## begin
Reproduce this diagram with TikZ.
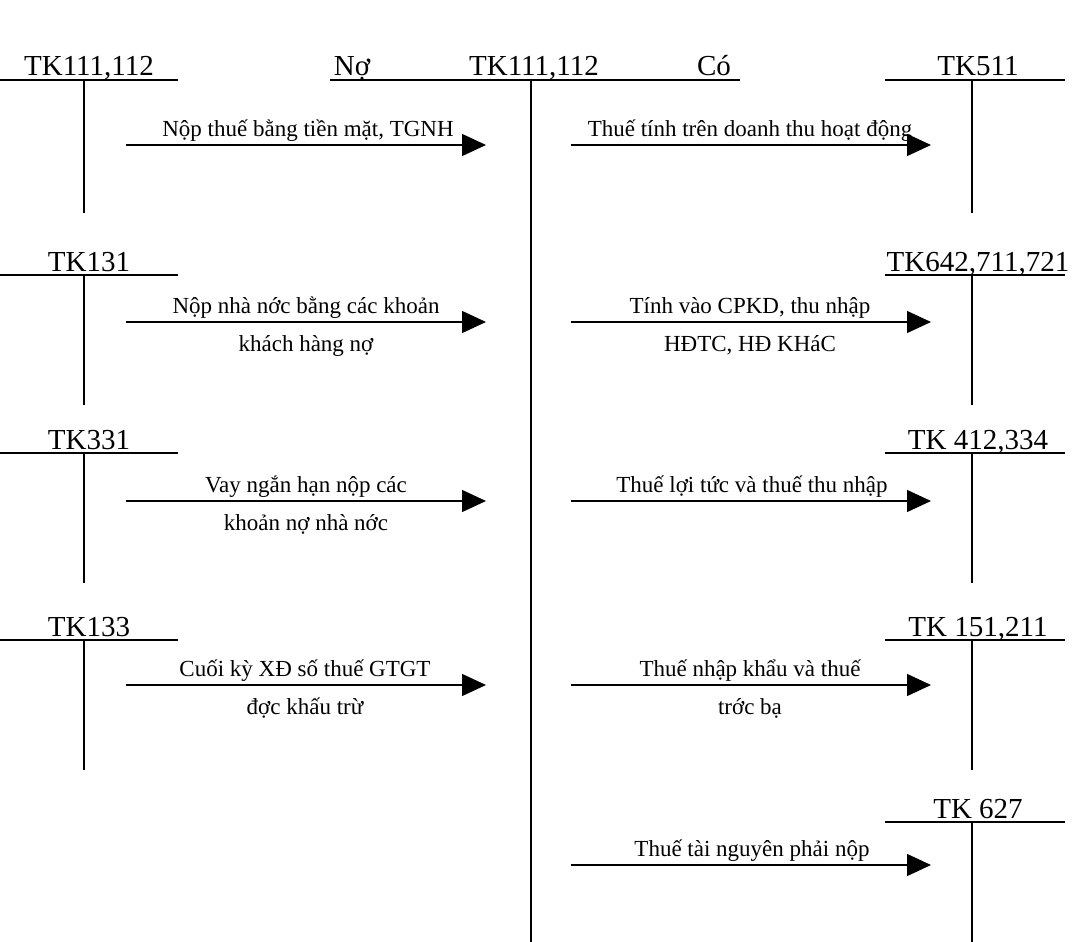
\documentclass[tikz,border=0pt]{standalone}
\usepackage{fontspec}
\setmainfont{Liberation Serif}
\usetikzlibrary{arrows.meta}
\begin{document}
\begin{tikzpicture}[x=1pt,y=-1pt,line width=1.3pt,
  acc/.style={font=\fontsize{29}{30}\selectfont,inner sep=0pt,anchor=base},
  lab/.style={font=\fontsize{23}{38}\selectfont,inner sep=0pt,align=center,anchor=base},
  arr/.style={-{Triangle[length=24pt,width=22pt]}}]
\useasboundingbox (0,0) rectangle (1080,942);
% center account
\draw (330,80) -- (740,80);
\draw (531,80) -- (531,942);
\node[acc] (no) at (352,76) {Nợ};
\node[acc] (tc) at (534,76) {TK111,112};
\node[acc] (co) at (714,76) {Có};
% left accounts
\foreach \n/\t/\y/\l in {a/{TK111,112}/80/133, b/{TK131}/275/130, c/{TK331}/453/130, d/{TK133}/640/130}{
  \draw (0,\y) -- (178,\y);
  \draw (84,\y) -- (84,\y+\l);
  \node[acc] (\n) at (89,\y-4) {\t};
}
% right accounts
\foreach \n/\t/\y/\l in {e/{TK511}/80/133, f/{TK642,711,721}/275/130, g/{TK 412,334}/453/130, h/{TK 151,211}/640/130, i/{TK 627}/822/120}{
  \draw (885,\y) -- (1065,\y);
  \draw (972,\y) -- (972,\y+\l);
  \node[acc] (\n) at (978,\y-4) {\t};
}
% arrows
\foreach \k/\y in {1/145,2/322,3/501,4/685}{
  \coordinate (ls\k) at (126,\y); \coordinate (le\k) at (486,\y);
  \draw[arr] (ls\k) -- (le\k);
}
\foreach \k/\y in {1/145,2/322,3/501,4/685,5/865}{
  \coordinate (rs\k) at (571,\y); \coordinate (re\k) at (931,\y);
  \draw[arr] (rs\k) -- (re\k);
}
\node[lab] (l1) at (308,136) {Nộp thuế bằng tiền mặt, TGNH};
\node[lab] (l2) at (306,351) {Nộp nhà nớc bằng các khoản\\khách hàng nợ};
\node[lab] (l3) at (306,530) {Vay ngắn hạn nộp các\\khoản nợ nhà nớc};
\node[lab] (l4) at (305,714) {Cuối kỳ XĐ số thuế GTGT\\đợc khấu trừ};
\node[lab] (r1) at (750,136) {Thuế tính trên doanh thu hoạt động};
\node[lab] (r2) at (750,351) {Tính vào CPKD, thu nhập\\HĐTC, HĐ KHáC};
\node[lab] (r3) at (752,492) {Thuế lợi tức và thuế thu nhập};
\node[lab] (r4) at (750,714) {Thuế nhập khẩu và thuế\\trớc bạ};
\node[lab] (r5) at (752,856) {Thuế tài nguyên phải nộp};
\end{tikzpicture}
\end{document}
## end
Your instructions:
Print out the lines exactly, skipping any picture.

Answer to the exercise:
Reproduce this diagram with TikZ.
\documentclass[tikz,border=0pt]{standalone}
\usepackage{fontspec}
\setmainfont{Liberation Serif}
\usetikzlibrary{arrows.meta}
\begin{document}
\begin{tikzpicture}[x=1pt,y=-1pt,line width=1.3pt,
  acc/.style={font=\fontsize{29}{30}\selectfont,inner sep=0pt,anchor=base},
  lab/.style={font=\fontsize{23}{38}\selectfont,inner sep=0pt,align=center,anchor=base},
  arr/.style={-{Triangle[length=24pt,width=22pt]}}]
\useasboundingbox (0,0) rectangle (1080,942);
% center account
\draw (330,80) -- (740,80);
\draw (531,80) -- (531,942);
\node[acc] (no) at (352,76) {Nợ};
\node[acc] (tc) at (534,76) {TK111,112};
\node[acc] (co) at (714,76) {Có};
% left accounts
\foreach \n/\t/\y/\l in {a/{TK111,112}/80/133, b/{TK131}/275/130, c/{TK331}/453/130, d/{TK133}/640/130}{
  \draw (0,\y) -- (178,\y);
  \draw (84,\y) -- (84,\y+\l);
  \node[acc] (\n) at (89,\y-4) {\t};
}
% right accounts
\foreach \n/\t/\y/\l in {e/{TK511}/80/133, f/{TK642,711,721}/275/130, g/{TK 412,334}/453/130, h/{TK 151,211}/640/130, i/{TK 627}/822/120}{
  \draw (885,\y) -- (1065,\y);
  \draw (972,\y) -- (972,\y+\l);
  \node[acc] (\n) at (978,\y-4) {\t};
}
% arrows
\foreach \k/\y in {1/145,2/322,3/501,4/685}{
  \coordinate (ls\k) at (126,\y); \coordinate (le\k) at (486,\y);
  \draw[arr] (ls\k) -- (le\k);
}
\foreach \k/\y in {1/145,2/322,3/501,4/685,5/865}{
  \coordinate (rs\k) at (571,\y); \coordinate (re\k) at (931,\y);
  \draw[arr] (rs\k) -- (re\k);
}
\node[lab] (l1) at (308,136) {Nộp thuế bằng tiền mặt, TGNH};
\node[lab] (l2) at (306,351) {Nộp nhà nớc bằng các khoản\\khách hàng nợ};
\node[lab] (l3) at (306,530) {Vay ngắn hạn nộp các\\khoản nợ nhà nớc};
\node[lab] (l4) at (305,714) {Cuối kỳ XĐ số thuế GTGT\\đợc khấu trừ};
\node[lab] (r1) at (750,136) {Thuế tính trên doanh thu hoạt động};
\node[lab] (r2) at (750,351) {Tính vào CPKD, thu nhập\\HĐTC, HĐ KHáC};
\node[lab] (r3) at (752,492) {Thuế lợi tức và thuế thu nhập};
\node[lab] (r4) at (750,714) {Thuế nhập khẩu và thuế\\trớc bạ};
\node[lab] (r5) at (752,856) {Thuế tài nguyên phải nộp};
\end{tikzpicture}
\end{document}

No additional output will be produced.